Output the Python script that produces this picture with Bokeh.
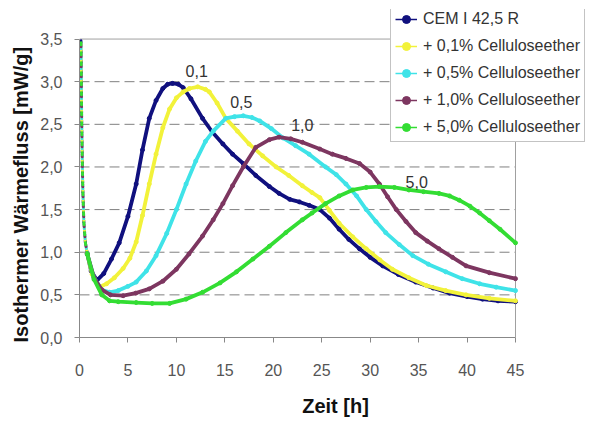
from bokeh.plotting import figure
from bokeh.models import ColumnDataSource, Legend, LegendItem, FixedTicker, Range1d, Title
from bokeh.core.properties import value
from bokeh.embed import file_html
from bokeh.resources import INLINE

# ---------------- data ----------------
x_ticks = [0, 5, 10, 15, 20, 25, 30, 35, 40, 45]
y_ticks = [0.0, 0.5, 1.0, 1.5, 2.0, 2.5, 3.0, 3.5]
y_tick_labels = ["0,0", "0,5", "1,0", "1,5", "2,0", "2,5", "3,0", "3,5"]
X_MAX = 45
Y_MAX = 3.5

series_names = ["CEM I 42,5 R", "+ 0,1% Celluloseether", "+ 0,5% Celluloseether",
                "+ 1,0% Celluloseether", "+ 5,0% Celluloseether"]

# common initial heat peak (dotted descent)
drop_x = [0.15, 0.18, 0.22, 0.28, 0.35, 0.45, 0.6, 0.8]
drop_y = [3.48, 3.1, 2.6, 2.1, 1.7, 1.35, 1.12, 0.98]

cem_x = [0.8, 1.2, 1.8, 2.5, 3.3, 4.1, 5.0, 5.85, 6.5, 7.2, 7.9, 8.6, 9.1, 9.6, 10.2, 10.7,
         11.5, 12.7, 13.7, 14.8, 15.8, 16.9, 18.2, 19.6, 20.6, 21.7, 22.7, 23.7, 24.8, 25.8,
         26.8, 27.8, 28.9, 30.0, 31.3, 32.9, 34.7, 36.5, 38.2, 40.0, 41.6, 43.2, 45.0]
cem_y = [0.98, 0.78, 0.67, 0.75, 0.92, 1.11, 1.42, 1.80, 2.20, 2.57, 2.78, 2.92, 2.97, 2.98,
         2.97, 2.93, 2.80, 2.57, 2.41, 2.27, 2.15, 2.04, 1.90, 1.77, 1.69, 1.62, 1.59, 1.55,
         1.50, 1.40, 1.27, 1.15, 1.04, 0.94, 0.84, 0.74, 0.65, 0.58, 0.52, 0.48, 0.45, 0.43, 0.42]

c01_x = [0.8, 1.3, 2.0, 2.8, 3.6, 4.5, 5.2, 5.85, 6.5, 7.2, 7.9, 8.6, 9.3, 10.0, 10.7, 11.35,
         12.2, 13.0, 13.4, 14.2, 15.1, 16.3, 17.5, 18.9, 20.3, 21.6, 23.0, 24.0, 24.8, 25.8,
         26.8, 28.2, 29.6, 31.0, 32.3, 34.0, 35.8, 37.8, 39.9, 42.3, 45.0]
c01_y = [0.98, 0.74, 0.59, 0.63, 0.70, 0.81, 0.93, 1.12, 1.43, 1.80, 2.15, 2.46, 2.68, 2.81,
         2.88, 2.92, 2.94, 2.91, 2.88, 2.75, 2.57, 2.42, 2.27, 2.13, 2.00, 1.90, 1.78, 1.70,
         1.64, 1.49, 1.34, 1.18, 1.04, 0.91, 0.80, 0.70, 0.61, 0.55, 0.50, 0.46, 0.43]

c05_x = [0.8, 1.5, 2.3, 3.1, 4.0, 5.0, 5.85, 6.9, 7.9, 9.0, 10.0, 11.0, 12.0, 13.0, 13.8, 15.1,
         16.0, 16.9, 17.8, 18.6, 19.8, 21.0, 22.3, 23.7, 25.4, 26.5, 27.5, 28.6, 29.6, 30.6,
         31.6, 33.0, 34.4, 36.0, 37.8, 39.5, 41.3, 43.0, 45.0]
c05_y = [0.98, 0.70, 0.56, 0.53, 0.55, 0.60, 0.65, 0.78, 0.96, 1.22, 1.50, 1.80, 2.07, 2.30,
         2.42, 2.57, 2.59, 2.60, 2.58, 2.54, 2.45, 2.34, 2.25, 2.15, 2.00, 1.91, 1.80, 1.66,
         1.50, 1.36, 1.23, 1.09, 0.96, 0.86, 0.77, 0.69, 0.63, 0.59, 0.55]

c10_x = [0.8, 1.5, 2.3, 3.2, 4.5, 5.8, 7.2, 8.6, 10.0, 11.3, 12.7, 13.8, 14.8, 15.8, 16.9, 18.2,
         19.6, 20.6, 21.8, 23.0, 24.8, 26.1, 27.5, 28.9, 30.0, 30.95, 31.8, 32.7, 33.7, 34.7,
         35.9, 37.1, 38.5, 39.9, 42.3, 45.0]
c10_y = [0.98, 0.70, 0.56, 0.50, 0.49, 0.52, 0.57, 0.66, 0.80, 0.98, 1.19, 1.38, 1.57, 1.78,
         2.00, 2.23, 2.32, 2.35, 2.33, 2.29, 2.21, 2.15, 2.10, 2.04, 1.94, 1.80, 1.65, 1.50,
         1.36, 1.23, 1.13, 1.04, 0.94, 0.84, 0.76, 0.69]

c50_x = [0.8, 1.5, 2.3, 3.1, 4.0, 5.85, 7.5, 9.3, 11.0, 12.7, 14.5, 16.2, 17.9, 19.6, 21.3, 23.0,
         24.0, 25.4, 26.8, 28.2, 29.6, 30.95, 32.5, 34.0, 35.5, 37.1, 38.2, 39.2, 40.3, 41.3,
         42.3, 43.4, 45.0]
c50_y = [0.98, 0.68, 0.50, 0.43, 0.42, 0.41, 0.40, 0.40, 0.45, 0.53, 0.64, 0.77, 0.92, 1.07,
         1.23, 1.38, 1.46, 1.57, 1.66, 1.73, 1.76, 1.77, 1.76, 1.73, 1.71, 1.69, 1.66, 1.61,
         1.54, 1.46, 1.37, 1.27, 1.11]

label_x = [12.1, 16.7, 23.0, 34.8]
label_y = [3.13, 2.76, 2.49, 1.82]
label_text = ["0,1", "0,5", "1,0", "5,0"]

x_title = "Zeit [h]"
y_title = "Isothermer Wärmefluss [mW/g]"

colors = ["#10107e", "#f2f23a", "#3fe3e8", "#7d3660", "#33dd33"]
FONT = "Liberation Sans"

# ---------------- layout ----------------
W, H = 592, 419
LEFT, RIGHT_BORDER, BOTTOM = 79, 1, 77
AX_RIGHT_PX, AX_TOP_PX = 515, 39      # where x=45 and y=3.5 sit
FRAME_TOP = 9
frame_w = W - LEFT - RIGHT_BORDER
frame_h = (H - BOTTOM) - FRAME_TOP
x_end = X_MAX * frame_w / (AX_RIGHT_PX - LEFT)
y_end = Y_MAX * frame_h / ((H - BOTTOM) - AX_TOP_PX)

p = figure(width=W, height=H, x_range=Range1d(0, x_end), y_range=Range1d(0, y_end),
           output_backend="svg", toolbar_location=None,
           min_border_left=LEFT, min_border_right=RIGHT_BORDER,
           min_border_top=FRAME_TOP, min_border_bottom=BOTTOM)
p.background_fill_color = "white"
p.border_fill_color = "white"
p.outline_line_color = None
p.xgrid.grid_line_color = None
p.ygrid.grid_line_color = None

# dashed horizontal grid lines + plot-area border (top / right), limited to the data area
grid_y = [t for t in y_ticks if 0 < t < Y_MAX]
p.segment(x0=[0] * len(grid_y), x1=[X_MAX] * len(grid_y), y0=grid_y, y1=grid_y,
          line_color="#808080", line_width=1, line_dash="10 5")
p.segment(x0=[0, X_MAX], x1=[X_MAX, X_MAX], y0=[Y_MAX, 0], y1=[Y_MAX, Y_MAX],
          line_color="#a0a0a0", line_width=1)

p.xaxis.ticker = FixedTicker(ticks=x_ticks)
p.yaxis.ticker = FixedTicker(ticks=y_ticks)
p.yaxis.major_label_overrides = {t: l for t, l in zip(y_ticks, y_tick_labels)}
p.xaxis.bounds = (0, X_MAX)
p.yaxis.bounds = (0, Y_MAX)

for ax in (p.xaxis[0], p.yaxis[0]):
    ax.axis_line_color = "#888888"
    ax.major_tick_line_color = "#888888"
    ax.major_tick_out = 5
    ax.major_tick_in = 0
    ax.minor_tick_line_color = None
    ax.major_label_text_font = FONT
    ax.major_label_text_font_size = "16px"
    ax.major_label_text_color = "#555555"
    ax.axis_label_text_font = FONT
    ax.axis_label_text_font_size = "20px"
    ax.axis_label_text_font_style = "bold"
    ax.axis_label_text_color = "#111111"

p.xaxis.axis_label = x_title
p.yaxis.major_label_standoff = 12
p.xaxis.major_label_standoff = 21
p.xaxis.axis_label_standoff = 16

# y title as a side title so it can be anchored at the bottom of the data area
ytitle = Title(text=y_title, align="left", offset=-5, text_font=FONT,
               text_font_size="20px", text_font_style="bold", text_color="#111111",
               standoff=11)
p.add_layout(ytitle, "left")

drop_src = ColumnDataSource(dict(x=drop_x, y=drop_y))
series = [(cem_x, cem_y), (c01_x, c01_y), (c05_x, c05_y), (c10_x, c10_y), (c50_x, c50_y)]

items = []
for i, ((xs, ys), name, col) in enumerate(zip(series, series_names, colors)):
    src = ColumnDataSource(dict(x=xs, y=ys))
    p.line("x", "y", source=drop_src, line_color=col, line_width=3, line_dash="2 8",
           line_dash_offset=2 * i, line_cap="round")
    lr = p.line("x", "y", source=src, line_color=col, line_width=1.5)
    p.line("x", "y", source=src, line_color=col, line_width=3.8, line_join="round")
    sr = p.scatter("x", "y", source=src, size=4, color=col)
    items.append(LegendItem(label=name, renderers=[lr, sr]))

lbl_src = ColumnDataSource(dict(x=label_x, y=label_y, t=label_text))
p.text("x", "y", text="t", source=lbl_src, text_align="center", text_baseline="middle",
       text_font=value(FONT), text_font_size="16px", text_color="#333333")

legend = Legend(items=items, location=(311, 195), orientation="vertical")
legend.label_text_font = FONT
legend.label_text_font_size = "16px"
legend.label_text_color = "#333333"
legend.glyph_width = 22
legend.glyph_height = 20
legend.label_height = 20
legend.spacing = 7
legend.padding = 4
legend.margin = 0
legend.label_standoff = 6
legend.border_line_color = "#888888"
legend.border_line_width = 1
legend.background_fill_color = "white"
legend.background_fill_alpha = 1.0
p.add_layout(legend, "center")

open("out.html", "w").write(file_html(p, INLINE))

== Exercise brief ==
Restate exactly, please, only the lines between the start of the data and the line containing "drop_y = [3.48, 3.1, 2.6, 2.1, 1.7, 1.35, 1.12, 0.98]", both ends included, skipping the pictures.

== Solution to this task ==
Output the Python script that produces this picture with Bokeh.
from bokeh.plotting import figure
from bokeh.models import ColumnDataSource, Legend, LegendItem, FixedTicker, Range1d, Title
from bokeh.core.properties import value
from bokeh.embed import file_html
from bokeh.resources import INLINE

# ---------------- data ----------------
x_ticks = [0, 5, 10, 15, 20, 25, 30, 35, 40, 45]
y_ticks = [0.0, 0.5, 1.0, 1.5, 2.0, 2.5, 3.0, 3.5]
y_tick_labels = ["0,0", "0,5", "1,0", "1,5", "2,0", "2,5", "3,0", "3,5"]
X_MAX = 45
Y_MAX = 3.5

series_names = ["CEM I 42,5 R", "+ 0,1% Celluloseether", "+ 0,5% Celluloseether",
                "+ 1,0% Celluloseether", "+ 5,0% Celluloseether"]

# common initial heat peak (dotted descent)
drop_x = [0.15, 0.18, 0.22, 0.28, 0.35, 0.45, 0.6, 0.8]
drop_y = [3.48, 3.1, 2.6, 2.1, 1.7, 1.35, 1.12, 0.98]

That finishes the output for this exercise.